All lines featuring the string "this" are to be listed.

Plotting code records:
★ ★ ★ ★ ★ ★ ★
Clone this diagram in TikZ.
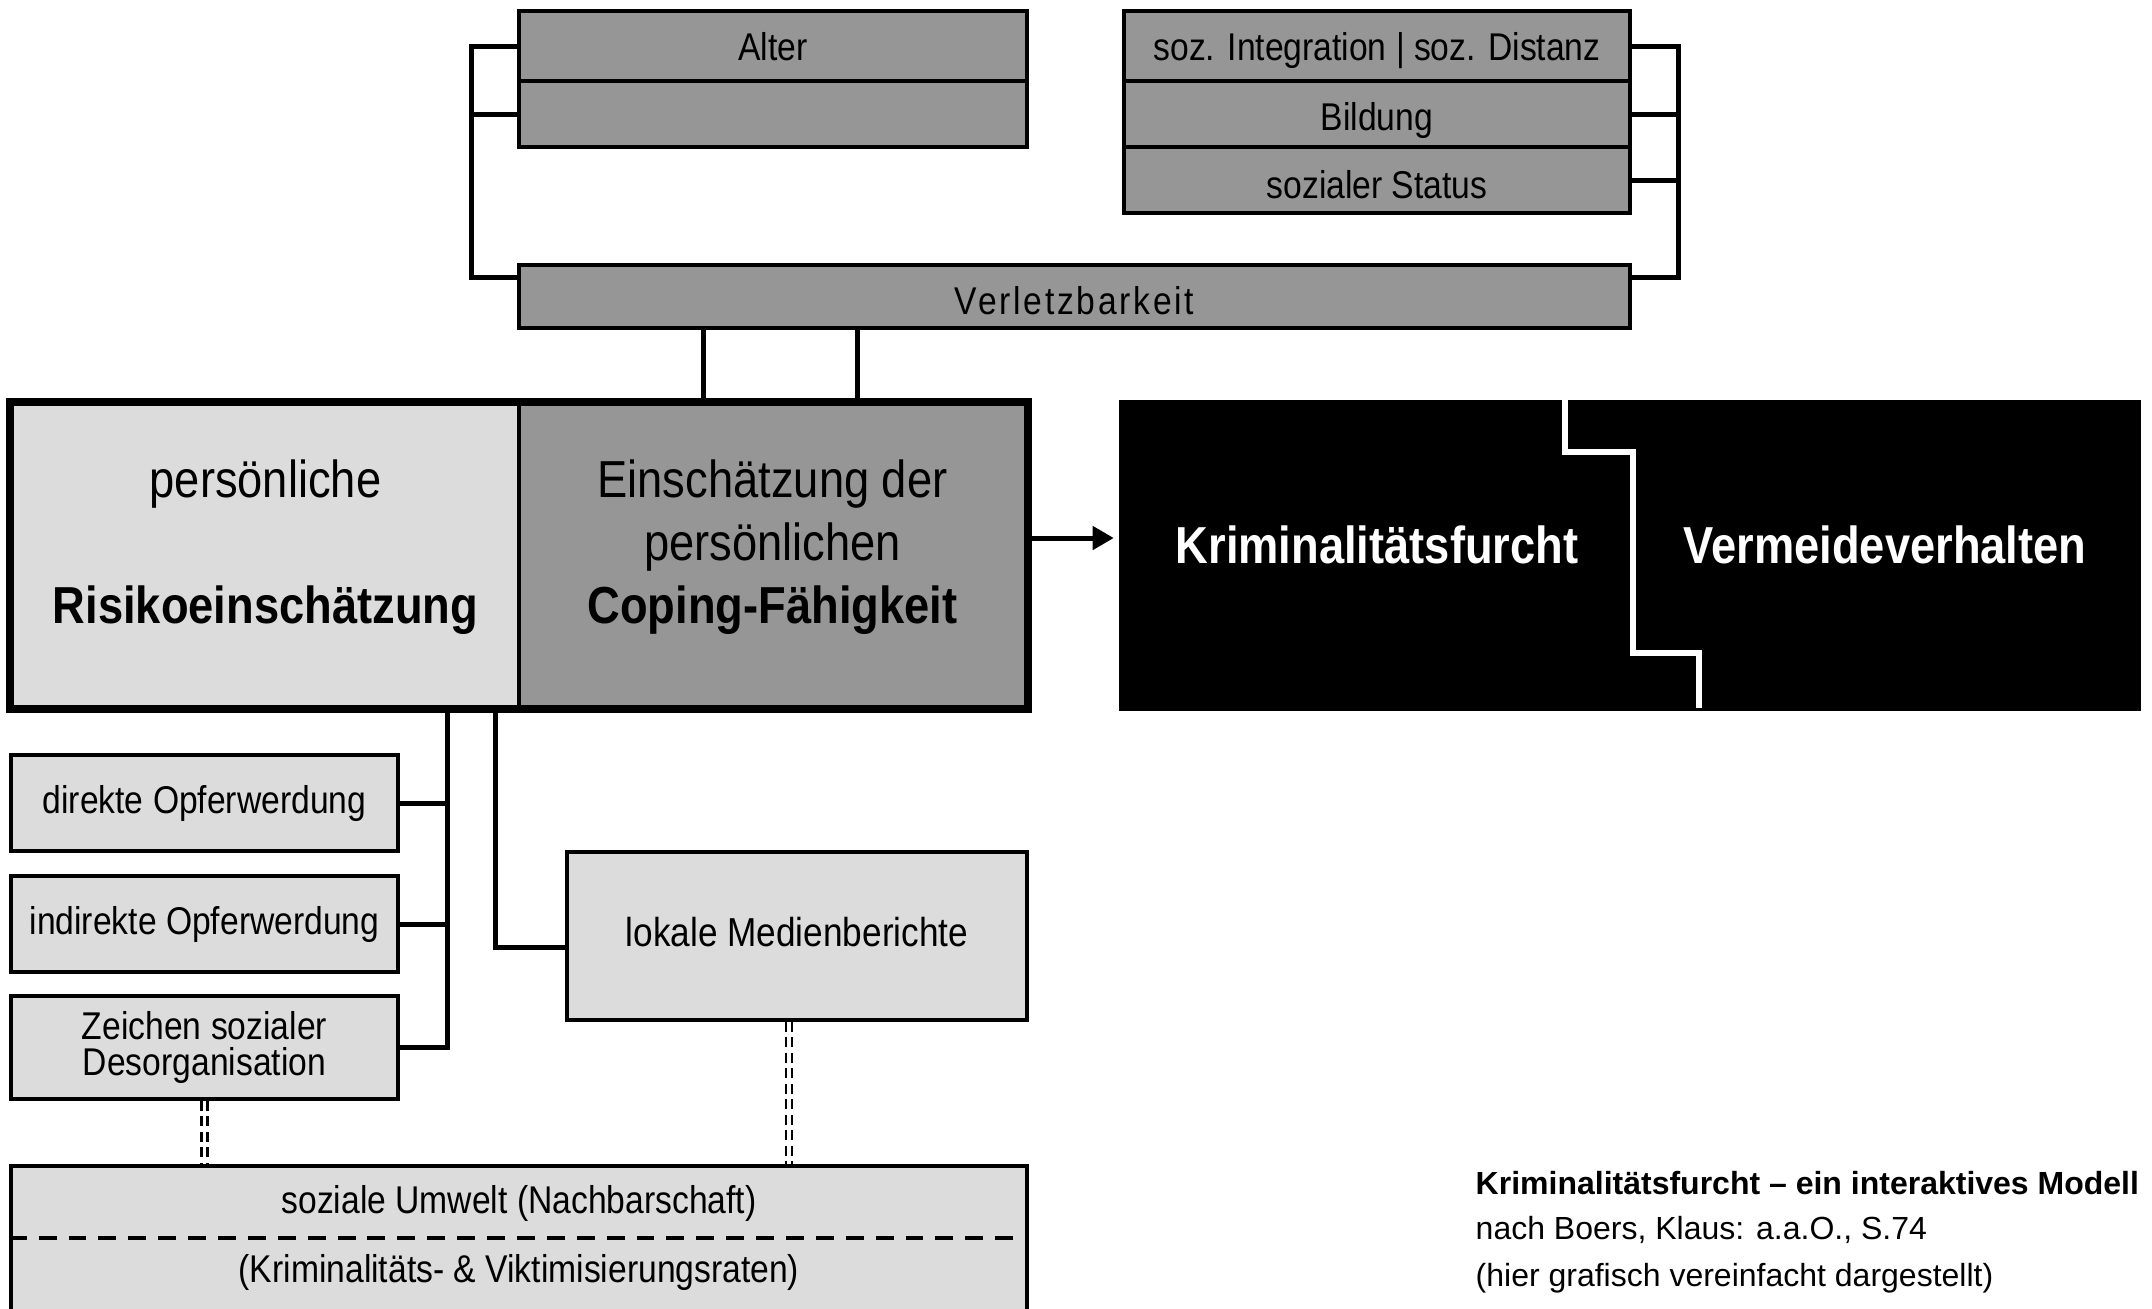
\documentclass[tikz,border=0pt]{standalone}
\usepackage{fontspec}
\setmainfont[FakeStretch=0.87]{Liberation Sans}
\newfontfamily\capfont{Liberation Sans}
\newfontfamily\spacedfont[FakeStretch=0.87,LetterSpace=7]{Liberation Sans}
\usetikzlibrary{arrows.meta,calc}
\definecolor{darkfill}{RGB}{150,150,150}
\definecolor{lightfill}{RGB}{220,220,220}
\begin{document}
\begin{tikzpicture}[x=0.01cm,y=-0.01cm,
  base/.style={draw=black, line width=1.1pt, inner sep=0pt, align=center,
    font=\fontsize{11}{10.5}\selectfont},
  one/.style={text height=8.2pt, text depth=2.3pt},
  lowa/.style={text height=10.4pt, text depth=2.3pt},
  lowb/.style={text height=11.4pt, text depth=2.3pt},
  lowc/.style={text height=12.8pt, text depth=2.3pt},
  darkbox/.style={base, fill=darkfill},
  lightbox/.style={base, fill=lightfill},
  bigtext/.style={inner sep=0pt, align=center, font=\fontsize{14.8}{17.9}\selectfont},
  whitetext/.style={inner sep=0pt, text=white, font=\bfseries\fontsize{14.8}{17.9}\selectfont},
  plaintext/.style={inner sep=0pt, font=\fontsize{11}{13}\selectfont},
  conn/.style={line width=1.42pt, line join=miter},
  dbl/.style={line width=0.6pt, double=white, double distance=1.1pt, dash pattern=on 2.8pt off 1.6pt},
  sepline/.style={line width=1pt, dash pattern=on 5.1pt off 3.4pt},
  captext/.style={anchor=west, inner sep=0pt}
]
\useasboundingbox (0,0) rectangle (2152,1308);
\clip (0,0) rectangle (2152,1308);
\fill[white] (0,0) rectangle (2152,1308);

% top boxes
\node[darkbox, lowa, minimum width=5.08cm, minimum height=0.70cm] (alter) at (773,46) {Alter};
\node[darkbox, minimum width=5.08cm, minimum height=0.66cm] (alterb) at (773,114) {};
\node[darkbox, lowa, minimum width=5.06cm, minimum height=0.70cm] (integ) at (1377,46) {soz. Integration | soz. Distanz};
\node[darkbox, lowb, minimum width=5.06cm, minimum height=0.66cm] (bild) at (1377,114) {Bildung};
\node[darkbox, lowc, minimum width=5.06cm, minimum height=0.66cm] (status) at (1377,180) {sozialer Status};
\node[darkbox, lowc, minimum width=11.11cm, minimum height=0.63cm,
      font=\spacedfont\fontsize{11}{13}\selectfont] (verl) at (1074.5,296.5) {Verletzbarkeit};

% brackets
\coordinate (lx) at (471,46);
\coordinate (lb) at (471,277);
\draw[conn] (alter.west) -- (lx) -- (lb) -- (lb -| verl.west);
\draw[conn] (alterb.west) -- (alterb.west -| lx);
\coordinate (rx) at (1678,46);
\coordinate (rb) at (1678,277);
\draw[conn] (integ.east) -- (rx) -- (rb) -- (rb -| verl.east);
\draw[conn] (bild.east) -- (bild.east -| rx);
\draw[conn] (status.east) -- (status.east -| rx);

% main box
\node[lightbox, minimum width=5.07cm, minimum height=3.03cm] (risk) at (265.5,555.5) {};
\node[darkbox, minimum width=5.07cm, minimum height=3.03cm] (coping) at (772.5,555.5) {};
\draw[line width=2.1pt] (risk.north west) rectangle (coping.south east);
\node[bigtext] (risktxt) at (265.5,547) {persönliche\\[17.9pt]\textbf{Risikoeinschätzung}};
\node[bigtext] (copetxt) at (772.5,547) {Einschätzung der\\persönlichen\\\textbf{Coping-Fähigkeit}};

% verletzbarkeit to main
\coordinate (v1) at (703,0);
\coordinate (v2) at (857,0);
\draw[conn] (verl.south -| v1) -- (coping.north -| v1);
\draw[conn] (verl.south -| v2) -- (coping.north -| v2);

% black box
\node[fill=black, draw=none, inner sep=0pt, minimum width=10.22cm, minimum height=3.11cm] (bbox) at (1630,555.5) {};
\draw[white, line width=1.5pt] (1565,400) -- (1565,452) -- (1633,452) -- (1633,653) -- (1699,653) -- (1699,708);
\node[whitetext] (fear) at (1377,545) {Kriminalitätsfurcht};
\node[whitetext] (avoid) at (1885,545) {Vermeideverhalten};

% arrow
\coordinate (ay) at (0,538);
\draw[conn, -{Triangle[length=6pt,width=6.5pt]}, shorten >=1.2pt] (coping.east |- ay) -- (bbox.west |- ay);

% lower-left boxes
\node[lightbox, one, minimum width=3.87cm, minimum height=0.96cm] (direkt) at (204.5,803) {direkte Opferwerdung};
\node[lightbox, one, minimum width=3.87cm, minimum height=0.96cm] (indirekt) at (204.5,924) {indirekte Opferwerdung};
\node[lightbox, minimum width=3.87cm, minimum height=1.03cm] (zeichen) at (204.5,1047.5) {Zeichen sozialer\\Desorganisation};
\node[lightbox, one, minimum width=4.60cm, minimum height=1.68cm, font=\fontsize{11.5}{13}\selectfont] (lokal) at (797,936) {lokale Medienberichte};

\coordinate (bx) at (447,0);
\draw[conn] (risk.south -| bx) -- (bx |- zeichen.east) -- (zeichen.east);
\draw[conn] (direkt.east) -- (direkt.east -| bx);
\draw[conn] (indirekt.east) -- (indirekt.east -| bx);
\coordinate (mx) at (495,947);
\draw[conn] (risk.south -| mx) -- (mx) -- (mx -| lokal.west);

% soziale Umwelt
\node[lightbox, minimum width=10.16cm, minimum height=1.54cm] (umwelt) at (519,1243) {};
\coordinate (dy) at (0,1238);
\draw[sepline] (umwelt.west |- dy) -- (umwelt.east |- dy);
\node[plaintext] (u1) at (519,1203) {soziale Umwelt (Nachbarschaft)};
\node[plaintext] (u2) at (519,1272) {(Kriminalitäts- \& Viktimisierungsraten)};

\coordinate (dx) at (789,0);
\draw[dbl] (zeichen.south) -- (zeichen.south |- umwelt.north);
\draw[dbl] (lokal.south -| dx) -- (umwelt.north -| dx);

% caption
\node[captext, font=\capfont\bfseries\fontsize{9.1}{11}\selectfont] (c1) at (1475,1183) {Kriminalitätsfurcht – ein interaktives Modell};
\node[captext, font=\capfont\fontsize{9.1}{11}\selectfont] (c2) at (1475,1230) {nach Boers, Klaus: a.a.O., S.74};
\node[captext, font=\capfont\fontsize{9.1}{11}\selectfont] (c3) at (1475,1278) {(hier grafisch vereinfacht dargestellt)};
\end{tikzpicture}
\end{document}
★ ★ ★ ★ ★ ★ ★
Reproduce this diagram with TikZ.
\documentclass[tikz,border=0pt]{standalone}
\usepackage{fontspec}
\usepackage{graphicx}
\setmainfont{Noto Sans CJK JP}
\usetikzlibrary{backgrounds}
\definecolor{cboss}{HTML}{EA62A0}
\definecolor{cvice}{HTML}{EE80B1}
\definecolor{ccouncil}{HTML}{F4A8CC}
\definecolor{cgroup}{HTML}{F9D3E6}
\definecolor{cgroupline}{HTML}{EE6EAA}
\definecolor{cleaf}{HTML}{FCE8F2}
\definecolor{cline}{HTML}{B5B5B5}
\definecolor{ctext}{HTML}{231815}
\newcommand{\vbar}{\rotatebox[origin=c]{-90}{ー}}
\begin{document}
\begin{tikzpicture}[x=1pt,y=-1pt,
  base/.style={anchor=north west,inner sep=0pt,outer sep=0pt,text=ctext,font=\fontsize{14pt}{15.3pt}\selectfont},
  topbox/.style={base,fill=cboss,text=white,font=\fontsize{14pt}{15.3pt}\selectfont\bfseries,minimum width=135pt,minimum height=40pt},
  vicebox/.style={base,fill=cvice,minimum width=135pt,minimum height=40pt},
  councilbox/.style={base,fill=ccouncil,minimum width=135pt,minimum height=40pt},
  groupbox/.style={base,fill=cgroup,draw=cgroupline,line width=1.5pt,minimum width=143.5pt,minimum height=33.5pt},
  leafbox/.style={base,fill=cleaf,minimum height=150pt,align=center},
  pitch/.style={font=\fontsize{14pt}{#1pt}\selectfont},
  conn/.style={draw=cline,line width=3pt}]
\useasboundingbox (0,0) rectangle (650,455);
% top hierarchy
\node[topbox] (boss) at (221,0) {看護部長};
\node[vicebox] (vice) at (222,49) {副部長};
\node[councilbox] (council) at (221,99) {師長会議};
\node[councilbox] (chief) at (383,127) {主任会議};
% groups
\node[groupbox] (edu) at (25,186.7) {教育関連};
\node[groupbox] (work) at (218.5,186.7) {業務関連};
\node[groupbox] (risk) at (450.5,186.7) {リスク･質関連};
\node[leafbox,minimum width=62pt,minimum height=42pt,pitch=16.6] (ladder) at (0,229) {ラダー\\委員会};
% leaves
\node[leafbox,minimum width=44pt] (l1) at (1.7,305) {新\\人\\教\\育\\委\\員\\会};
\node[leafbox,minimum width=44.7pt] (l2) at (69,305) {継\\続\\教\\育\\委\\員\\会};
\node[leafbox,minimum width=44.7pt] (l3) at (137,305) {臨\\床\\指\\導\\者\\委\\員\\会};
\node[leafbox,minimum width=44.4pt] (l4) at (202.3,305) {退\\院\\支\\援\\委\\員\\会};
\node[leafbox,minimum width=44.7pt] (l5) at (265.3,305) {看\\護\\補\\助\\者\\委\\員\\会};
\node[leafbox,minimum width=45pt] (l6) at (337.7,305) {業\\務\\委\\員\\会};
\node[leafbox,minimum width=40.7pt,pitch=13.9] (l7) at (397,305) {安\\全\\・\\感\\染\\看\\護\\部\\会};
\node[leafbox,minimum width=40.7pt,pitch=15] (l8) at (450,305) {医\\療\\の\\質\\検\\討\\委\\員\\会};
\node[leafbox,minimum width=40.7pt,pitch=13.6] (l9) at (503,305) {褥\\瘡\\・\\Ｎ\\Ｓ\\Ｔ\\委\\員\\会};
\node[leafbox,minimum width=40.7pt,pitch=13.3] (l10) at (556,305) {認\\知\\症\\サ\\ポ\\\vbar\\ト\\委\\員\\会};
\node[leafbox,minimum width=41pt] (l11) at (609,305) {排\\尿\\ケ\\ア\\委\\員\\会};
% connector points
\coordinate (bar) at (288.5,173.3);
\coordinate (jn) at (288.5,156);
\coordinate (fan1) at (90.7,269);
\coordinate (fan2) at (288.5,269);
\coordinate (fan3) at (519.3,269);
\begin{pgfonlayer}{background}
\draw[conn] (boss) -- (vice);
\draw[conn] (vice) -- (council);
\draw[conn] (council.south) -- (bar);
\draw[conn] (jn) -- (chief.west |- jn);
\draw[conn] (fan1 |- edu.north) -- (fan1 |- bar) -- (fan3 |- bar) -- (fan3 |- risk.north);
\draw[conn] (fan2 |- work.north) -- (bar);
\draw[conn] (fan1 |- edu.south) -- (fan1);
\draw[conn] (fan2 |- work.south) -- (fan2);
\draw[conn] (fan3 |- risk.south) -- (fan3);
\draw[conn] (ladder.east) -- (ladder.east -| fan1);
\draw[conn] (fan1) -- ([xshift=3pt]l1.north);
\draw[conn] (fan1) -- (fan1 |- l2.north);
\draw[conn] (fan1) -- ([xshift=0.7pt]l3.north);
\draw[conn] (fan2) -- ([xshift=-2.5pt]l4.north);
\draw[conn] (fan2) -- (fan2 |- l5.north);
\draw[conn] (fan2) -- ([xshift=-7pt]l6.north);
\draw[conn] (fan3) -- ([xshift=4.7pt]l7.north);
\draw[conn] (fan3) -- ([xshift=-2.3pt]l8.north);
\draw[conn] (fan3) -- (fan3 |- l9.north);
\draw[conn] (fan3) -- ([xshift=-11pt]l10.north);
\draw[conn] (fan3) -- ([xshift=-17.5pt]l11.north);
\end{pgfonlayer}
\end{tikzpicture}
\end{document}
★ ★ ★ ★ ★ ★ ★
Output of the exercise:
Clone this diagram in TikZ.
Reproduce this diagram with TikZ.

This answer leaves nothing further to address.